2.04.2010

week 2 B

MAKING / ASKING

in class: share summaries of what you learned through both the writing process and the visual organization of collections. make sure your collections are in a form that can be shared with the class.

we will talk as a group about what area(s) might be ripe for exploration within your interest area. it’s time to start asking questions about where this area can go. we can do this individually, in small groups, or as a class. these questions should be carefully considered and balance open-endedness and focus. do not ask yes/no questions, but “what if...” and “how” and “why” questions.

to prime the pump, here are a couple of 100 questions that brue mau asked about typefaces. they are incorrectly worded (yes/no questions), but you get the idea.

“Can we make a font that has memory?”
“Could you imagine a font that has a limited lifespan?”

try to have a good list of questions -- maybe at least ten -- by the end of class.

homework: select a question that has some interesting potential; that could lead into unusual territory. start making stuff that explores that question. this is not about finding one solution and declaring the question answered, but about exploration, play, and discovering the implications of that question. it’s a process of discovery.

keep working on locating significant people engaged in your area of interest. ideally they are making multiple projects dealing with your issue, or closely related to your issue.

read:
triggs chapter openers, pp 108-113, 144-149, 180-185 -- no need to write a response on this. make sure you’re flipping through this book to find designers working in areas similar to your own interests.

1 comment:

micahB said...

I found the very first type excerpt on Lego am and Lego pm, by Urs Lehni, Juerg Lehni, and Rafael Kock, to be quite enlightening.

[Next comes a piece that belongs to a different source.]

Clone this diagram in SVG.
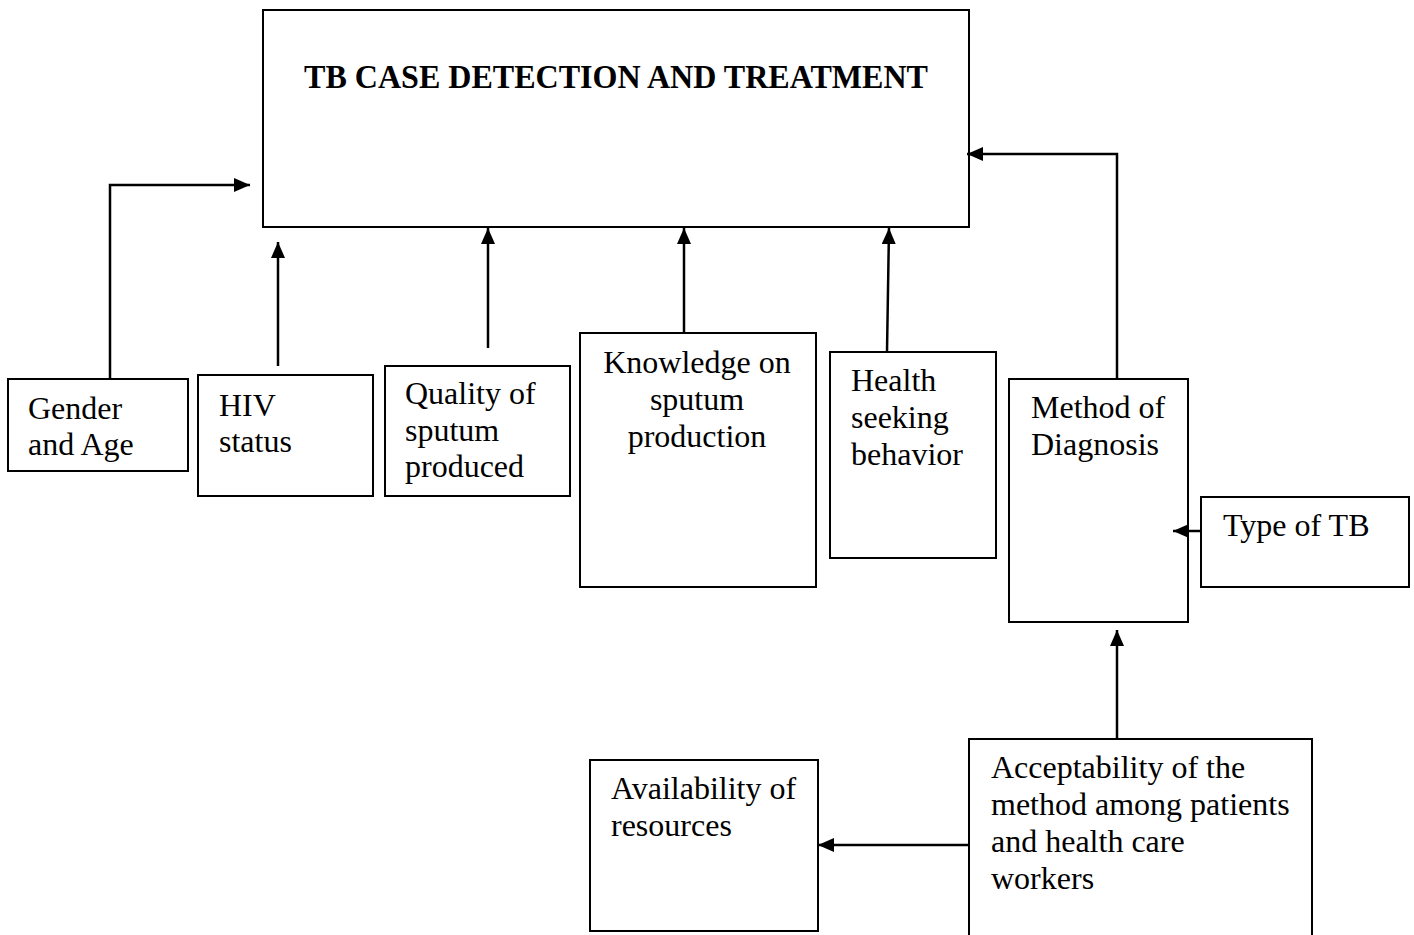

The interaction of users to build their own typographic forms from a library of existing blocks is very interesting in seeing how many variations can still make the readability of a single character a success.

This cut'n paste theory continues into Jonathan Barnbrook. His take on William Burroughs writings on cut'n paste took off into a viral era of experimentation. the theory of cut'n paste was to take typographic letters or forms out of their specifically designed environments, and to insert them into a new one. Taking typography out of its original context creates an entire new level to readability and legibility. I enjoyed Barnbrooks experimental answer to Burroughs quote "a typeface takes one set of words and creates, through random acts, a whole new secondary level of meaning. Barbrook said "a word is not the object it represents." This is very true; its the same experiment as taking the word "business" and putting it into Comic Sans, the whole take on the seriousness of business has changed due to the casual and flawed characteristics of this font.

The Futurism and Dada readings helped me to focus on specific ways to problem solve a vertain typographic situation. From the light and weight balances, to scale contrast, this second part of the reading gives, from a historical point, an overview of variety in experimental options and evolution through time and typographic form, readability and legibility.

The third part of the reading got deeply into motion graphics and meaningful applications in relation to narrative. I do remember seeing the movie "Seven" and its typographic narrative through motion. Of course we can't forget Saul Bass's kinetic type pioneering either. Moholy-Nagy said it best within his kinetic experiments "its a form of communication and not just the practical vehicle to put across an external message."

I've only read a bit into Lucinda Hitchcock's 'two dimensional page within a three dimensional environment' piece, but I think this reading will help guide me to different experimentations within my typographic route.